File - Excavators and drillers at work in an open pit at Tenke Fungurume, a copper and cobalt mine 110 kilometers northwest of Lubumbashi in Congo's copper-producing south, owned by miner Freeport McMoRan, Lundin Mining and state mining company Gecamines.
File - Excavators and drillers at work in an open pit at Tenke Fungurume, a copper and cobalt mine 110 kilometers northwest of Lubumbashi in Congo's copper-producing south, owned by miner Freeport McMoRan, Lundin Mining and state mining company Gecamines.

The Democratic Republic of Congo's biggest-ever corruption probe was called off without an official explanation, according to both a Congolese lawmaker and a government spokesman. Investigators were looking into fraud that may have cost the government more than $3 billion.

It was an investigation of alleged corruption over four years, from 2009 to 2013, in the customs service of Katanga province in the southeastern DRC. Katanga is the source of most of the DRC’s mineral exports and a powerhouse for the rest of the economy.

Last week, opposition lawmaker Mushizi Kizito called for a judicial inquiry into the alleged corruption to be restarted.

Speaking to VOA, he said the investigation was launched in 2013 after Communications Minister Lambert Mende heard accusations about the service.

Kizito said he does not know who denounced what exactly, but there was information indicating serious corruption and fraud and Mende sent a letter about this to the Justice Ministry.

Initiating an investigation

This led to the state prosecutor sending a team of investigators to Katanga in September 2013. According to Kizito, the team managed in only 10 days to recover some $700 million in unpaid customs and other taxes. He said the team was then recalled to Kinshasa, though, before it had examined most of the relevant documents for the period.

Mende confirmed to VOA he initiated the investigators’ mission to Katanga.

“I don’t know if they recovered any money”, he said. "They did identify large amounts of tax owed that had not been paid, but the mission was terminated abruptly, we don’t know by whom. Anyway, it would be worth reopening the inquiry.”
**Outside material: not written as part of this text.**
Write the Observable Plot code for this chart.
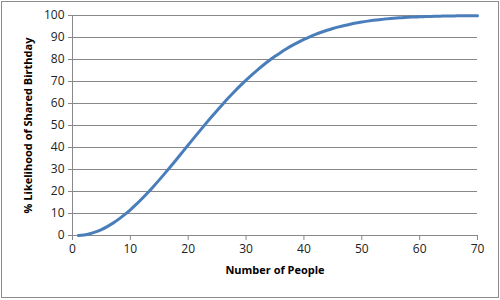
<!DOCTYPE html>
<html>
<head>
<meta charset="utf-8">
<script src="https://cdn.jsdelivr.net/npm/d3@7"></script>
<script src="https://cdn.jsdelivr.net/npm/@observablehq/plot@0.6"></script>
<style>
  html, body { margin: 0; padding: 0; background: #fff; }
  #wrap { position: relative; width: 500px; height: 300px; }
  #border { position: absolute; left: 1px; top: 1px; width: 496px; height: 295px; border: 1px solid #8c8c8c; pointer-events: none; }
</style>
</head>
<body>
<div id="wrap"><div id="border"></div></div>
<script>
const people = [1,2,3,4,5,6,7,8,9,10,11,12,13,14,15,16,17,18,19,20,21,22,23,24,25,26,27,28,29,30,31,32,33,34,35,36,37,38,39,40,41,42,43,44,45,46,47,48,49,50,51,52,53,54,55,56,57,58,59,60,61,62,63,64,65,66,67,68,69,70];
const likelihood = [0,0.27,0.82,1.64,2.71,4.05,5.62,7.43,9.46,11.69,14.11,16.70,19.44,22.31,25.29,28.36,31.50,34.69,37.91,41.14,44.37,47.57,50.73,53.83,56.87,59.82,62.69,65.45,68.10,70.63,73.05,75.33,77.50,79.53,81.44,83.22,84.87,86.41,87.82,89.12,90.32,91.40,92.39,93.29,94.10,94.83,95.48,96.06,96.58,97.04,97.44,97.80,98.11,98.39,98.63,98.83,99.01,99.17,99.30,99.41,99.51,99.59,99.66,99.72,99.77,99.81,99.85,99.88,99.90,99.92];
const xTicks = [0,10,20,30,40,50,60,70];
const yTicks = [0,10,20,30,40,50,60,70,80,90,100];
const xTitle = "Number of People";
const yTitle = "% Likelihood of Shared Birthday";

const data = people.map((p, i) => ({people: p, pct: likelihood[i]}));

const chart = Plot.plot({
  width: 500,
  height: 300,
  marginLeft: 72,
  marginRight: 23,
  marginTop: 15,
  marginBottom: 65,
  style: {fontFamily: "Open Sans, sans-serif", fontSize: "12px", color: "#222", background: "transparent"},
  x: {domain: [0, 70]},
  y: {domain: [0, 100]},
  marks: [
    Plot.gridY(yTicks, {stroke: "#888", strokeOpacity: 1}),
    Plot.axisY(yTicks, {tickSize: 4, tickPadding: 4, stroke: "#888", label: null}),
    Plot.axisX(xTicks, {tickSize: 5, tickPadding: 4, stroke: "#888", label: null}),
    Plot.ruleX([0], {stroke: "#888"}),
    Plot.ruleY([0], {stroke: "#888"}),
    Plot.line(data, {x: "people", y: "pct", stroke: "#4a7ebb", strokeWidth: 3, curve: "catmull-rom"}),
    Plot.text([xTitle], {frameAnchor: "bottom", dy: 38, text: d => d, fontWeight: "bold", fontSize: 11, fill: "#000", textAnchor: "middle"}),
    Plot.text([yTitle], {frameAnchor: "left", dx: -44, rotate: -90, text: d => d, fontWeight: "bold", fontSize: 11, fill: "#000", textAnchor: "middle", lineAnchor: "middle"})
  ]
});
document.getElementById("wrap").prepend(chart);
chart.style.display = "block";
</script>
</body>
</html>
Kizito said the team recovered more than $700 million, but he added that was far less than the estimated total that was owed.
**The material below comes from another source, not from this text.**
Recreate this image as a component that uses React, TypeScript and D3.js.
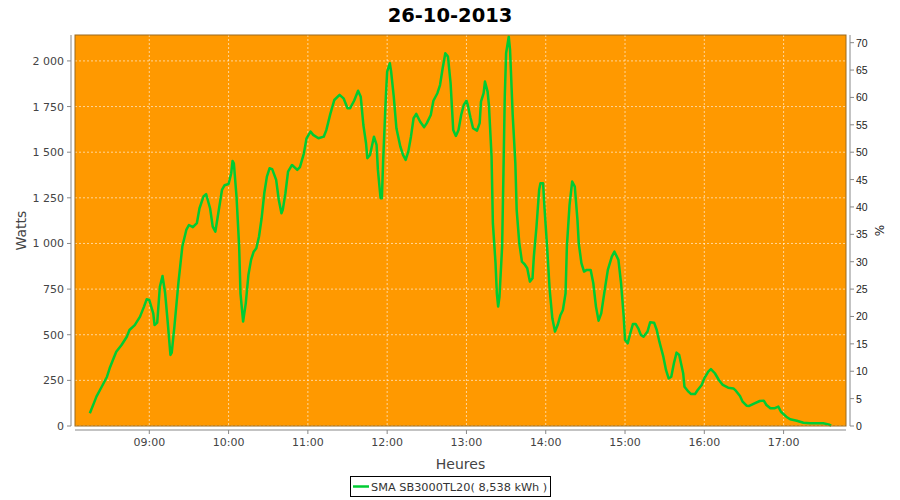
import React from 'react';
import * as d3 from 'd3';

const title = '26-10-2013';
const seriesName = 'SMA SB3000TL20( 8,538 kWh )';
const yAxisLabel = 'Watts';
const xAxisLabel = 'Heures';
const y2AxisLabel = '%';
const nominalWatts = 3000;
const yMax = 2142;
const yTickStep = 250;
const y2TickStep = 5;
const hourTicks = ['09:00', '10:00', '11:00', '12:00', '13:00', '14:00', '15:00', '16:00', '17:00'];

const times = [
  '08:15','08:18','08:20','08:24','08:28','08:30','08:33','08:35','08:39','08:43','08:45','08:49','08:53','08:56','08:58',
  '09:00','09:03','09:04','09:06','09:08','09:10','09:12','09:14','09:16','09:17','09:19','09:22','09:25','09:28','09:30','09:33','09:36','09:38','09:41','09:43','09:46','09:48','09:50','09:52','09:55','09:57',
  '10:00','10:02','10:03','10:04','10:06','10:08','10:09','10:11','10:13','10:15','10:17','10:19','10:21','10:23','10:25','10:27','10:29','10:31','10:33','10:36','10:38','10:40','10:41','10:43','10:45','10:48','10:52','10:54','10:57','10:59',
  '11:02','11:04','11:08','11:12','11:14','11:17','11:20','11:24','11:27','11:30','11:32','11:35','11:38','11:40','11:42','11:44','11:45','11:47','11:50','11:52','11:53','11:55','11:56','11:57','11:59',
  '12:00','12:02','12:03','12:05','12:07','12:10','12:12','12:14','12:16','12:18','12:20','12:22','12:25','12:28','12:30','12:33','12:35','12:38','12:40','12:42','12:44','12:46','12:48','12:49','12:50','12:52','12:54','12:56','12:58',
  '13:00','13:01','13:03','13:05','13:08','13:10','13:11','13:13','13:14','13:16','13:17','13:19','13:20','13:22','13:23','13:24','13:25','13:27','13:28','13:29','13:30','13:32','13:33','13:35','13:37','13:38','13:40','13:42','13:44','13:46','13:48','13:50','13:51','13:53','13:55','13:56','13:58','13:59',
  '14:01','14:03','14:05','14:07','14:09','14:11','14:13','14:15','14:16','14:18','14:20','14:22','14:24','14:25','14:27','14:29','14:31','14:34','14:36','14:38','14:40','14:42','14:45','14:47','14:50','14:52','14:55','14:57','14:59',
  '15:00','15:02','15:04','15:06','15:08','15:10','15:12','15:14','15:17','15:19','15:22','15:24','15:26','15:29','15:31','15:33','15:35','15:37','15:39','15:41','15:44','15:45','15:48','15:50','15:53','15:55','15:58',
  '16:00','16:03','16:05','16:08','16:11','16:14','16:18','16:22','16:24','16:27','16:29','16:32','16:34','16:38','16:42','16:45','16:47','16:50','16:53','16:56','16:58',
  '17:02','17:05','17:10','17:15','17:20','17:25','17:30','17:34','17:36',
];

const watts = [
  70,124,161,215,270,316,371,407,444,489,526,553,599,654,694,
  690,617,553,566,763,822,727,563,389,402,544,782,983,1074,1101,1089,1111,1193,1257,1270,1193,1092,1065,1156,1293,1319,
  1326,1385,1452,1439,1257,983,727,572,672,827,910,955,974,1037,1138,1275,1366,1412,1407,1348,1238,1165,1184,1275,1393,1430,1403,1418,1494,1576,
  1613,1595,1576,1585,1622,1710,1786,1814,1795,1741,1741,1782,1837,1804,1649,1549,1467,1485,1585,1540,1403,1248,1248,1458,1804,
  1942,1987,1942,1804,1631,1530,1485,1458,1503,1585,1686,1710,1667,1637,1659,1704,1782,1823,1868,1960,2042,2024,1878,1750,1622,1589,1622,1704,1759,
  1782,1759,1691,1631,1618,1659,1777,1823,1887,1832,1759,1476,1111,892,727,654,708,983,1385,1804,2042,2133,2060,1704,1439,1184,1001,900,886,864,791,809,928,1092,1293,1330,1330,1202,
  983,745,590,517,553,605,636,727,983,1210,1339,1311,1129,1001,892,846,855,855,782,654,577,617,763,855,928,955,910,782,599,
  471,453,508,559,559,535,499,489,517,568,566,526,462,380,307,261,270,344,402,389,289,215,188,175,175,197,225,
  261,298,312,289,252,225,210,206,192,164,133,111,110,124,137,139,115,97,97,106,78,
  51,37,29,18,15,15,15,9,2,
];

const W = 900;
const H = 500;
const plot = { left: 75, top: 35, right: 846, bottom: 426 };
const gap = 4;
const font = "'DejaVu Sans', sans-serif";
const textColor = '#444444';
const axisColor = '#888888';

function toDate(s: string): Date {
  const [h, m] = s.split(':').map(Number);
  return new Date(2013, 9, 26, h, m);
}

const frLocale = d3.formatLocale({ decimal: ',', thousands: '\u00a0', grouping: [3], currency: ['', ' €'] });
const fmtW = frLocale.format(',d');

export default function App() {
  const n = Math.min(times.length, watts.length);
  const data = d3.range(n).map((i) => ({ t: toDate(times[i]), w: watts[i] }));
  const [t0, t1] = d3.extent(data, (d) => d.t) as [Date, Date];
  const span = t1.getTime() - t0.getTime();
  const x = d3
    .scaleTime()
    .domain([new Date(t0.getTime() - span * 0.02), new Date(t1.getTime() + span * 0.02)])
    .range([plot.left, plot.right]);
  const y = d3.scaleLinear().domain([0, yMax]).range([plot.bottom, plot.top]);
  const y2 = d3.scaleLinear().domain([0, (yMax / nominalWatts) * 100]).range([plot.bottom, plot.top]);

  const yTicks = d3.range(0, yMax + 1, yTickStep);
  const y2Ticks = d3.range(0, y2.domain()[1] + 0.001, y2TickStep);
  const xTicks = hourTicks.map((s) => ({ label: s, d: toDate(s) }));

  const line = d3
    .line<{ t: Date; w: number }>()
    .x((d) => x(d.t))
    .y((d) => y(d.w))
    .curve(d3.curveLinear);

  const cy = (plot.top + plot.bottom) / 2;
  const cx = (plot.left + plot.right) / 2;
  const axisX = plot.left - gap;
  const axisY = plot.bottom + gap;
  const axisX2 = plot.right + gap;

  return (
    <svg width={W} height={H} style={{ position: 'absolute', left: 0, top: 0, background: '#ffffff' }}>
      <text x={W / 2} y={22} textAnchor="middle" fontFamily={font} fontWeight="bold" fontSize={19.5} fill="#000">
        {title}
      </text>

      <rect x={plot.left} y={plot.top} width={plot.right - plot.left} height={plot.bottom - plot.top} fill="#ff9900" />

      {yTicks.map((v) => (
        <line key={'gy' + v} x1={plot.left} x2={plot.right} y1={y(v)} y2={y(v)} stroke="#ffffff" strokeOpacity={0.75} strokeWidth={0.8} strokeDasharray="2,2" />
      ))}
      {xTicks.map((t) => (
        <line key={'gx' + t.label} x1={x(t.d)} x2={x(t.d)} y1={plot.top} y2={plot.bottom} stroke="#ffffff" strokeOpacity={0.75} strokeWidth={0.8} strokeDasharray="2,2" />
      ))}

      <path d={line(data) || ''} fill="none" stroke="#00cc33" strokeWidth={2.5} strokeLinejoin="round" />

      <rect x={plot.left} y={plot.top} width={plot.right - plot.left} height={plot.bottom - plot.top} fill="none" stroke="#9a6a20" strokeWidth={1} />

      {/* left axis */}
      <line x1={axisX} x2={axisX} y1={plot.top} y2={plot.bottom} stroke={axisColor} strokeWidth={1} />
      {yTicks.map((v) => (
        <g key={'ty' + v}>
          <line x1={axisX - 4} x2={axisX} y1={y(v)} y2={y(v)} stroke={axisColor} />
          <text x={axisX - 7} y={y(v) + 4} textAnchor="end" fontFamily={font} fontSize={11} fill={textColor}>
            {fmtW(v)}
          </text>
        </g>
      ))}
      <text transform={`translate(26,${cy}) rotate(-90)`} textAnchor="middle" fontFamily={font} fontSize={14} fill={textColor}>
        {yAxisLabel}
      </text>

      {/* bottom axis */}
      <line x1={plot.left} x2={plot.right} y1={axisY} y2={axisY} stroke={axisColor} strokeWidth={1} />
      {xTicks.map((t) => (
        <g key={'tx' + t.label}>
          <line x1={x(t.d)} x2={x(t.d)} y1={axisY} y2={axisY + 4} stroke={axisColor} />
          <text x={x(t.d)} y={axisY + 16} textAnchor="middle" fontFamily={font} fontSize={11} fill={textColor}>
            {t.label}
          </text>
        </g>
      ))}
      <text x={cx} y={469} textAnchor="middle" fontFamily={font} fontSize={14} fill={textColor}>
        {xAxisLabel}
      </text>

      {/* right axis */}
      <line x1={axisX2} x2={axisX2} y1={plot.top} y2={plot.bottom} stroke={axisColor} strokeWidth={1} />
      {y2Ticks.map((v) => (
        <g key={'ty2' + v}>
          <line x1={axisX2} x2={axisX2 + 4} y1={y2(v)} y2={y2(v)} stroke={axisColor} />
          <text x={axisX2 + 6} y={y2(v) + 4} textAnchor="start" fontFamily="'Liberation Sans', Arial, sans-serif" fontSize={10.5} fill="#222">
            {v}
          </text>
        </g>
      ))}
      <text transform={`translate(884,${cy}) rotate(-90)`} textAnchor="middle" fontFamily={font} fontSize={12} fill="#222">
        {y2AxisLabel}
      </text>

      {/* legend */}
      <rect x={350.5} y={476.5} width={200} height={20} fill="#ffffff" stroke="#000" strokeWidth={1} />
      <line x1={353} x2={369} y1={486.5} y2={486.5} stroke="#00cc33" strokeWidth={2.5} />
      <text x={371} y={490.5} fontFamily={font} fontSize={11.3} fill="#333">
        {seriesName}
      </text>
    </svg>
  );
}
“It was estimated to be $3 billion,” he said. “Two-hundred-seventy-nine businesses were implicated — all kinds of businesses including companies in mining, beverages, services, and import export.”

That much money would have been a hefty proportion of the annual state budget of about $8 billion, Kizito added, suggesting there might have been fraud on the same scale in the other 10 provinces.

He cautioned that some of the estimated $3 billion might have been legal tax avoidance, through transfer pricing and other means, rather than illegal tax evasion.

Following the dollar

He said this was for prosecutors to establish, however, and he said it was a pity the DRC’s first ever-tax investigation of this scale had not been pursued.

A spokesman for Congolese organization, the African Association for the Defense of Human Rights (ASADHO), said it had access to details of the 2013 inquiry.

An ASADHO activist from Katanga, Francois Katende, told VOA he could confirm that money had been recovered from companies in Katanga.

He said he has a list of 10 companies that made payments after ASADHO publicized the affair.

He also suggested that most of the $700 million was recovered from just two companies.

As for who called a halt to the investigation in 2013, Kizito, Katende and minister Mende all said they do not know who was responsible for that decision.

It is not clear how much money there is left to recover, or what has happened to any money that was recovered. It also is not clear if anyone in the customs service has been punished for the alleged fraud.